Israele non è l’unico paese ad affermare di essere al di sopra delle pressioni e di non dover rendere conto delle proprie azioni. Molti regimi coloniali in passato si sono rifiutati di riconoscere la resistenza popolare nelle rispettive colonie, eppure, in qualche modo, il colonialismo tradizionale si è debitamente concluso con la sconfitta ingloriosa dei colonizzatori.

Questo non vuol dire che l’eccezionalismo israeliano non sia reale; lo è, e lo si può vedere chiaramente nel Congresso degli Stati Uniti e nel comportamento di molti governi occidentali filo-israeliani. Tale eccezionalismo rivela spesso ipocrisia e doppi standard, nonché l’illusione che uno Stato in particolare sia al di sopra dell’ordine naturale e delle regole internazionali che hanno governato per secoli le relazioni statali, la politica e i riallineamenti geopolitici.

Mentre Israele continua ad illudersi di essere al di sopra delle pressioni, i palestinesi devono rendersi conto che la loro resistenza, in tutte le sue manifestazioni, è in grado di arrivare al risultato voluto, la libertà. La crescita del movimento per il boicottaggio, il disinvestimento e le sanzioni (BDS) a guida palestinese e la sua capacità di sfidare Israele su numerose piattaforme di informazione in tutto il pianeta sono un perfetto esempio di come il popolo della Palestina occupata sia riuscito a portare la sua lotta per la libertà in tutto il mondo. Se Israele non è suscettibile alle pressioni, allora perché dovrebbe combattere il movimento BDS con tanta sfrenata ferocia e, a volte, disperazione?

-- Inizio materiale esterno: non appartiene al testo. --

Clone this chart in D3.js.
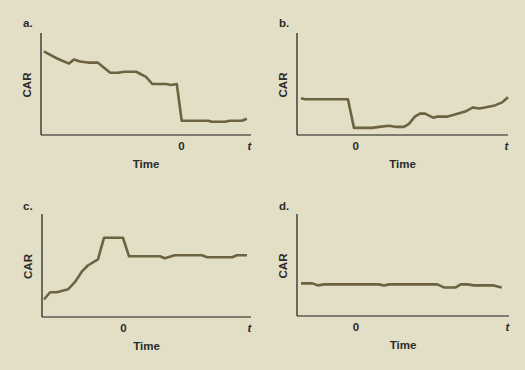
<!DOCTYPE html>
<html><head><meta charset="utf-8">
<script src="https://cdn.jsdelivr.net/npm/d3@7"></script>
<style>
html,body{margin:0;padding:0;background:#e2dfc6;}
svg{display:block;}
text{font-family:"Liberation Sans",Arial,sans-serif;font-weight:bold;fill:#2b2b2b;}
</style></head>
<body>
<svg id="chart" width="525" height="370"></svg>
<script>
// Panel labels
const panelNames = ["a.", "b.", "c.", "d."];
const xTickLabels = ["0", "t"];
const yLabel = "CAR";
const xLabel = "Time";

// Time domains (days relative to event) for each panel
const domainA = [-20, 10];
const domainB = [-8, 21];
const domainC = [-12, 19];
const domainD = [-8, 21];

// Series: [day, CAR]
const seriesA = [[-19.6,82],[-17.7,75],[-16,70],[-15.3,74],[-14.4,72],[-13.3,71],[-11.9,71],[-11,66],[-10.1,61],[-9,61],[-8.1,62],[-6.4,62],[-5,57],[-4.1,50],[-2.1,50],[-1.4,49],[-0.6,50],[0.1,14],[3.9,14],[4.4,13],[6.3,13],[7,14],[8.7,14],[9.4,16]];
const seriesB = [[-7.45,36],[-6.9,35],[-1.0,35],[-0.17,7],[2.3,7],[3.3,8],[4.6,9],[5.5,8],[6.7,8],[7.4,11],[8.2,18],[8.9,21],[9.6,21],[10.7,17],[11.2,18],[12.6,18],[13.7,20],[15.1,23],[16.2,27],[17.0,26],[17.8,27],[19.2,29],[20.2,32],[21,37]];
const seriesC = [[-11.7,17],[-10.8,24],[-9.8,24],[-8.1,27],[-7.1,34],[-6.1,44],[-5.2,50],[-3.7,56],[-2.8,77],[-1.5,77],[0,77],[0.9,59],[5.5,59],[6.2,57],[7.7,60],[11.7,60],[12.5,58],[16.2,58],[16.9,60],[18.4,60]];
const seriesD = [[-7.45,32],[-5.9,32],[-5.1,30],[-4.3,31],[3.2,31],[3.9,30],[4.6,31],[11.2,31],[12.1,28],[13.7,28],[14.4,31],[15.3,31],[16.2,30],[18.9,30],[20.0,28]];

const panels = [
  {name: panelNames[0], domain: domainA, data: seriesA, left: 41, right: 251, top: 33, bottom: 135, labelX: 23, labelY: 27},
  {name: panelNames[1], domain: domainB, data: seriesB, left: 297, right: 508, top: 33, bottom: 135, labelX: 279, labelY: 27},
  {name: panelNames[2], domain: domainC, data: seriesC, left: 42, right: 251, top: 214, bottom: 317, labelX: 23, labelY: 210},
  {name: panelNames[3], domain: domainD, data: seriesD, left: 297, right: 509, top: 214, bottom: 316, labelX: 279, labelY: 210}
];

const svg = d3.select("#chart");

panels.forEach(p => {
  const g = svg.append("g");
  const x = d3.scaleLinear().domain(p.domain).range([p.left, p.right]);
  const y = d3.scaleLinear().domain([0, 100]).range([p.bottom, p.top]);

  // axes lines
  g.append("line").attr("x1", p.left).attr("x2", p.left).attr("y1", p.top).attr("y2", p.bottom)
    .attr("stroke", "#1a1a1a").attr("stroke-width", 1.2);
  g.append("line").attr("x1", p.left).attr("x2", p.right).attr("y1", p.bottom).attr("y2", p.bottom)
    .attr("stroke", "#1a1a1a").attr("stroke-width", 1.2);

  // tick labels via axis
  const axis = d3.axisBottom(x).tickValues([0, p.domain[1]])
    .tickFormat((d, i) => xTickLabels[i]).tickSize(0).tickPadding(7);
  const ax = g.append("g").attr("transform", `translate(0,${p.bottom})`).call(axis);
  ax.select(".domain").remove();
  ax.selectAll("text").attr("font-size", 11.5).attr("fill", "#2b2b2b")
    .style("font-family", '"Liberation Sans",Arial,sans-serif').style("font-weight", "bold")
    .style("font-style", (d, i) => i === 1 ? "italic" : "normal")
    .attr("dx", (d, i) => i === 1 ? -2 : 0);

  // x label
  g.append("text").attr("x", (p.left + p.right) / 2).attr("y", p.bottom + 33)
    .attr("text-anchor", "middle").attr("font-size", 11.5).text(xLabel);

  // y label
  g.append("text").attr("transform", `translate(${p.left - 10},${(p.top + p.bottom) / 2 + 1}) rotate(-90)`)
    .attr("text-anchor", "middle").attr("font-size", 11.5).text(yLabel);

  // panel name
  g.append("text").attr("x", p.labelX).attr("y", p.labelY).attr("font-size", 11.5).text(p.name);

  // series line
  const line = d3.line().x(d => x(d[0])).y(d => y(d[1]));
  g.append("path").datum(p.data).attr("d", line).attr("fill", "none")
    .attr("stroke", "#6d6241").attr("stroke-width", 2.6).attr("stroke-linejoin", "round");
});
</script>
</body></html>
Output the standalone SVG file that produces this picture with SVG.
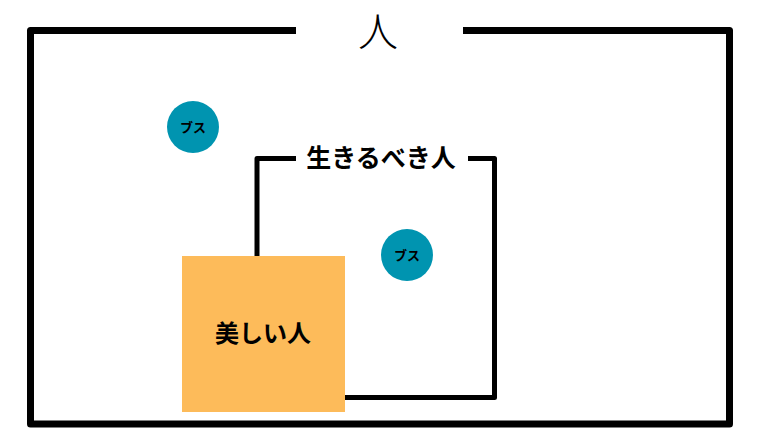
<svg xmlns="http://www.w3.org/2000/svg" width="760" height="428" viewBox="0 0 760 428">
<style>
.frame{fill:none;stroke:#000;stroke-linecap:square;stroke-linejoin:round}
.lbl{font-family:"Noto Sans CJK JP","Noto Sans CJK SC",sans-serif;fill:#000;text-anchor:middle}
.bus{fill:#0094B0}
</style>
<rect width="760" height="428" fill="#fff"/>
<g id="connectors">
<path class="frame" stroke-width="7" d="M292.5 30.5 H30.5 V424 H729.5 V30.5 H466.5"/>
<path class="frame" stroke-width="5" d="M257 256 V158.5 H293.5 M470.5 158.5 H494.5 V397.5 H345"/>
</g>
<g id="hito">
<text class="lbl" x="378" y="46" font-size="40" font-weight="300">人</text>
</g>
<g id="ikirubeki">
<text class="lbl" x="381" y="167" font-size="25" font-weight="bold">生きるべき人</text>
</g>
<g id="busu1">
<circle class="bus" cx="193" cy="127" r="26"/>
<text class="lbl" x="193" y="132" font-size="13" font-weight="bold">ブス</text>
</g>
<g id="busu2">
<circle class="bus" cx="407" cy="255" r="26"/>
<text class="lbl" x="407" y="260" font-size="13" font-weight="bold">ブス</text>
</g>
<g id="utsukushii">
<rect x="182" y="256" width="163" height="156" fill="#FDBB5A"/>
<text class="lbl" x="263" y="342" font-size="24" font-weight="bold">美しい人</text>
</g>
</svg>
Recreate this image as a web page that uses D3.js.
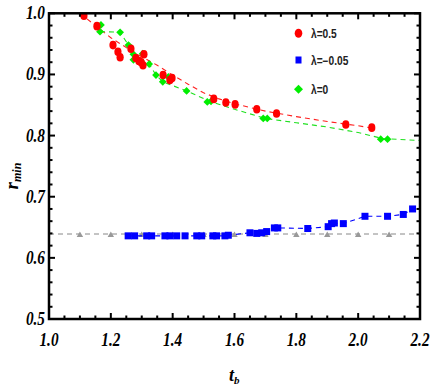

Israele non è eccezionale in nessun senso. Come altri regimi coloniali e di apartheid del passato alla fine crollerà aprendo la strada a un futuro in cui arabi palestinesi ed ebrei israeliani potranno coesistere alla pari.

Le opinioni espresse in questo articolo appartengono all’autore e non riflettono necessariamente linea editoriale di Middle East Monitor.